Part of: Certified Mail / Legal Notice Scam
Last reviewed: 5 July 2026
Phone calls give this scam an immediacy that a letter or email cannot, since a live voice claiming urgent legal consequences creates pressure to respond on the spot, before the recipient has time to check whether a real certified notice exists.
How this scam works on phone calls
A caller claims to represent a courier, process server, or court-affiliated office holding a certified legal notice, subpoena, or summons addressed to the recipient. The caller states that the document cannot be delivered until a 'certified mail fee,' 'processing fee,' or identity verification is completed over the phone, often requesting payment by gift card, wire transfer, or prepaid debit card. Some versions escalate quickly, claiming that failure to pay or verify identity immediately will result in a default judgment, arrest warrant, or missed court date, exploiting fear of legal consequences to override the recipient's normal skepticism.
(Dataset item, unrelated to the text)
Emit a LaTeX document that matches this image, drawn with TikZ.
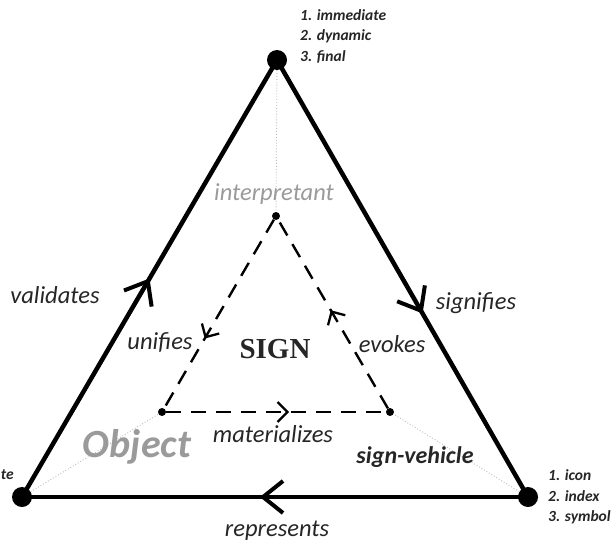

Because the caller often has some basic personal information (name, address) obtained from public records or data broker lists, the call can feel more credible than a random cold call, even though no real court or process server operates this way over the phone.
Common red flags
- Caller demands a fee over the phone to release a certified legal document
- Payment requested via gift cards, wire transfer, or prepaid cards rather than any official court payment channel
- Threats of immediate arrest, default judgment, or legal action if you don't comply during the call
- Caller cannot provide a verifiable case number that shows up in your local court's public records system
- Caller pressures you to stay on the line and not hang up to 'verify with someone else'
- Request for Social Security number or other sensitive identity details to 'confirm' delivery
How to protect yourself
- Hang up and independently look up the court or agency's real phone number to verify any claim
- Never pay a fee over the phone to release a legal document — courts and process servers do not operate this way
- Never provide Social Security numbers or financial account details to an unsolicited caller
- Check your local court's public case lookup system for any real case in your name
- Report the call to your phone carrier and consider blocking the number
How to report it
- Report the call to the FTC at reportfraud.ftc.gov
- File a complaint with the FCC if the call used a spoofed or robocall number
- Report the scam to your local court clerk's office if a specific court was named
- Report compromised payment details to your bank immediately if you already paid
Frequently asked questions
Do courts or process servers really call to demand fees for certified mail?
No — legitimate legal notices are delivered through official mail, in-person service, or verified court channels, and courts do not call demanding a fee over the phone to release a document.
What should I do if I'm worried there might be a real legal case against me?
Contact your local court clerk's office directly using a number you look up independently, not one provided by the caller, to check for any real case in your name.